* The task
Transcribe the listing that follows in full, omitting pictures.

═════ Supplied material ═════

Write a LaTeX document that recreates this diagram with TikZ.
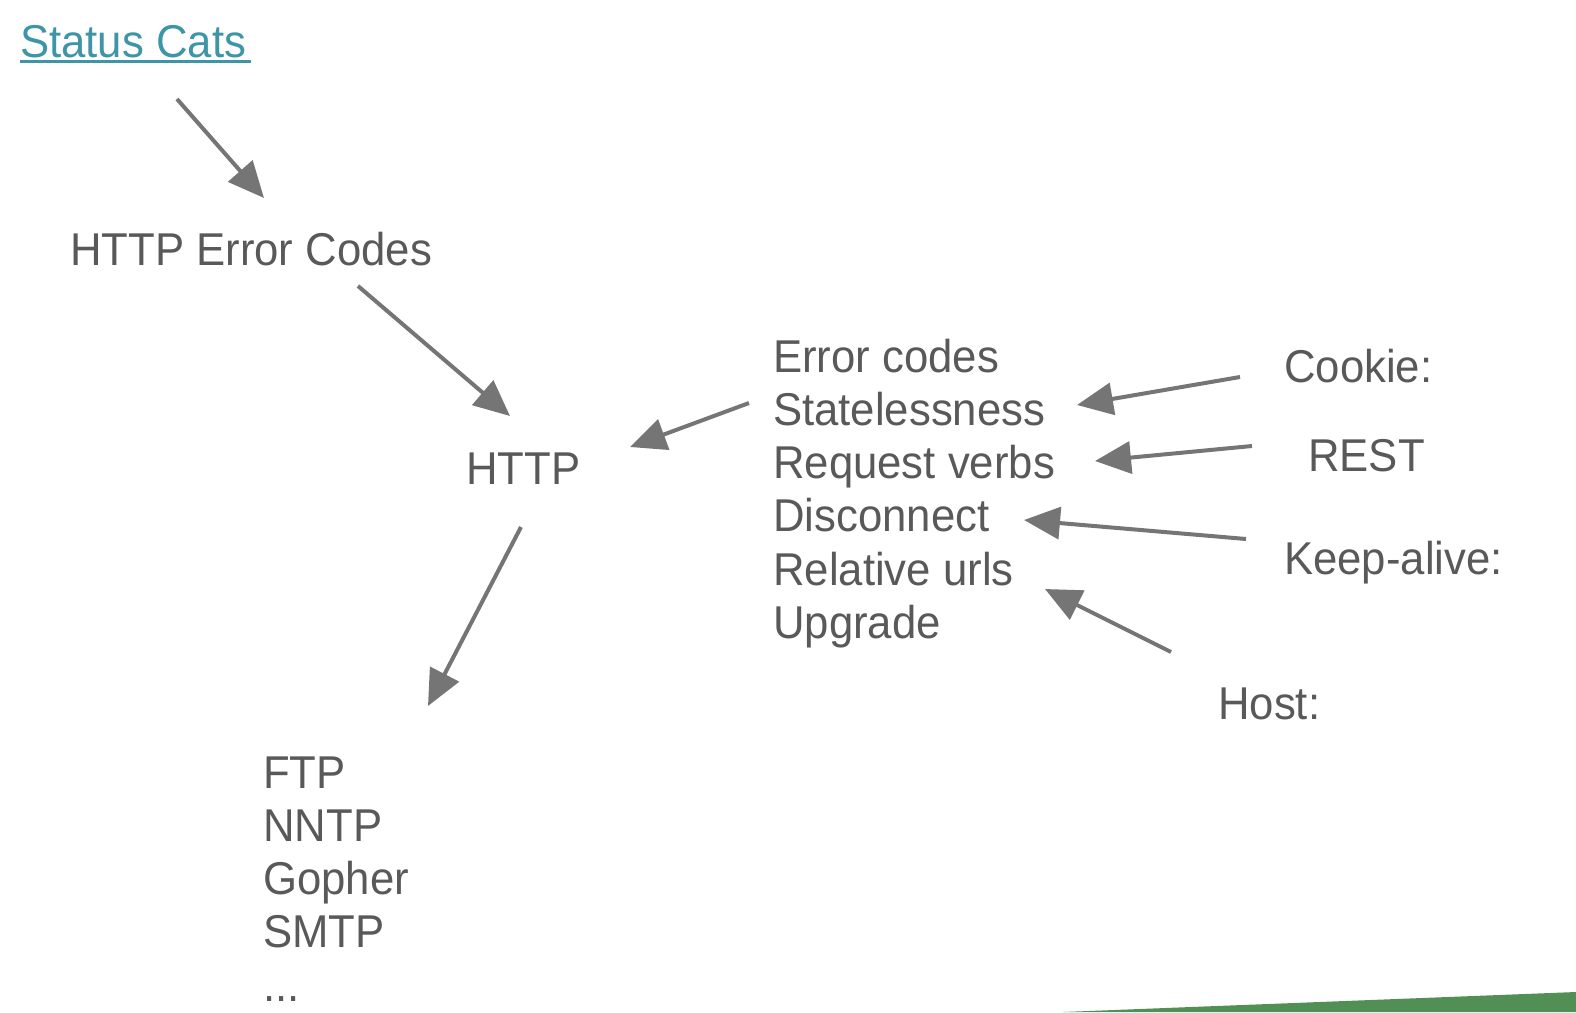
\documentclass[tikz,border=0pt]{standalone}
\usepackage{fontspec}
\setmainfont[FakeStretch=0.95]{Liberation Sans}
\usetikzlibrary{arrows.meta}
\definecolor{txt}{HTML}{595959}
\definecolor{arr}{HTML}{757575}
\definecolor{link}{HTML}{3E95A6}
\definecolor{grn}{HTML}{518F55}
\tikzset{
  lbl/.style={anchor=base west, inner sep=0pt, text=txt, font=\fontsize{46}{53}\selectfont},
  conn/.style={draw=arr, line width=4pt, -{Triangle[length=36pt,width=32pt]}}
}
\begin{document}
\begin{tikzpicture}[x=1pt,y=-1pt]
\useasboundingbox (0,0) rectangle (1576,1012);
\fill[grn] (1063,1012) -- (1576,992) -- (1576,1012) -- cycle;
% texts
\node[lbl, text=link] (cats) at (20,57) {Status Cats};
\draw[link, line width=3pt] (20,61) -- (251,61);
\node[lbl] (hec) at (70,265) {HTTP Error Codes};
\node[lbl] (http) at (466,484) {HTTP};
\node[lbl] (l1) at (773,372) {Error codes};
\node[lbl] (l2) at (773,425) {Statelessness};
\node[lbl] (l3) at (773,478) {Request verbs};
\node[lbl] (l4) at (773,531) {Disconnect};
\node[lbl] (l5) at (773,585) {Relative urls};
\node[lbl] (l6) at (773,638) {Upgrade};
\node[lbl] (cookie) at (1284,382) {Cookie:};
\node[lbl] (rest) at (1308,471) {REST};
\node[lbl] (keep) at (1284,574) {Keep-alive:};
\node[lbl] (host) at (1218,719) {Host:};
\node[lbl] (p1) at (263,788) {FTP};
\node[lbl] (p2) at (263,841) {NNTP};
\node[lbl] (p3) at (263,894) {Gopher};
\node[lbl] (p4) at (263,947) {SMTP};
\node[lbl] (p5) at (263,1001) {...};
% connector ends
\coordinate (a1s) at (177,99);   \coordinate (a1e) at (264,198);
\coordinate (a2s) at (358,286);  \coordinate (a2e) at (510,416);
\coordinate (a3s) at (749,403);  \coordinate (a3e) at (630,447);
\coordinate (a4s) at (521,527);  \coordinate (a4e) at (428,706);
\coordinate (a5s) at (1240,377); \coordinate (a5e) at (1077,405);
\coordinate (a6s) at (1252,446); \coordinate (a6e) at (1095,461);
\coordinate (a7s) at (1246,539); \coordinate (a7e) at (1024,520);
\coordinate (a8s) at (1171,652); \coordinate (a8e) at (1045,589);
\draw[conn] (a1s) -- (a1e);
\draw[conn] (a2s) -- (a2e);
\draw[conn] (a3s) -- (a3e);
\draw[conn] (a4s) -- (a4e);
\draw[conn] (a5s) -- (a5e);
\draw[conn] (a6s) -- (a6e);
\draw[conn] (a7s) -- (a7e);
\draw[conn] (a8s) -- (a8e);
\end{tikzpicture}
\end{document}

═════

* Result
Write a LaTeX document that recreates this diagram with TikZ.
\documentclass[tikz,border=0pt]{standalone}
\usepackage{fontspec}
\setmainfont[FakeStretch=0.95]{Liberation Sans}
\usetikzlibrary{arrows.meta}
\definecolor{txt}{HTML}{595959}
\definecolor{arr}{HTML}{757575}
\definecolor{link}{HTML}{3E95A6}
\definecolor{grn}{HTML}{518F55}
\tikzset{
  lbl/.style={anchor=base west, inner sep=0pt, text=txt, font=\fontsize{46}{53}\selectfont},
  conn/.style={draw=arr, line width=4pt, -{Triangle[length=36pt,width=32pt]}}
}
\begin{document}
\begin{tikzpicture}[x=1pt,y=-1pt]
\useasboundingbox (0,0) rectangle (1576,1012);
\fill[grn] (1063,1012) -- (1576,992) -- (1576,1012) -- cycle;
% texts
\node[lbl, text=link] (cats) at (20,57) {Status Cats};
\draw[link, line width=3pt] (20,61) -- (251,61);
\node[lbl] (hec) at (70,265) {HTTP Error Codes};
\node[lbl] (http) at (466,484) {HTTP};
\node[lbl] (l1) at (773,372) {Error codes};
\node[lbl] (l2) at (773,425) {Statelessness};
\node[lbl] (l3) at (773,478) {Request verbs};
\node[lbl] (l4) at (773,531) {Disconnect};
\node[lbl] (l5) at (773,585) {Relative urls};
\node[lbl] (l6) at (773,638) {Upgrade};
\node[lbl] (cookie) at (1284,382) {Cookie:};
\node[lbl] (rest) at (1308,471) {REST};
\node[lbl] (keep) at (1284,574) {Keep-alive:};
\node[lbl] (host) at (1218,719) {Host:};
\node[lbl] (p1) at (263,788) {FTP};
\node[lbl] (p2) at (263,841) {NNTP};
\node[lbl] (p3) at (263,894) {Gopher};
\node[lbl] (p4) at (263,947) {SMTP};
\node[lbl] (p5) at (263,1001) {...};
% connector ends
\coordinate (a1s) at (177,99);   \coordinate (a1e) at (264,198);
\coordinate (a2s) at (358,286);  \coordinate (a2e) at (510,416);
\coordinate (a3s) at (749,403);  \coordinate (a3e) at (630,447);
\coordinate (a4s) at (521,527);  \coordinate (a4e) at (428,706);
\coordinate (a5s) at (1240,377); \coordinate (a5e) at (1077,405);
\coordinate (a6s) at (1252,446); \coordinate (a6e) at (1095,461);
\coordinate (a7s) at (1246,539); \coordinate (a7e) at (1024,520);
\coordinate (a8s) at (1171,652); \coordinate (a8e) at (1045,589);
\draw[conn] (a1s) -- (a1e);
\draw[conn] (a2s) -- (a2e);
\draw[conn] (a3s) -- (a3e);
\draw[conn] (a4s) -- (a4e);
\draw[conn] (a5s) -- (a5e);
\draw[conn] (a6s) -- (a6e);
\draw[conn] (a7s) -- (a7e);
\draw[conn] (a8s) -- (a8e);
\end{tikzpicture}
\end{document}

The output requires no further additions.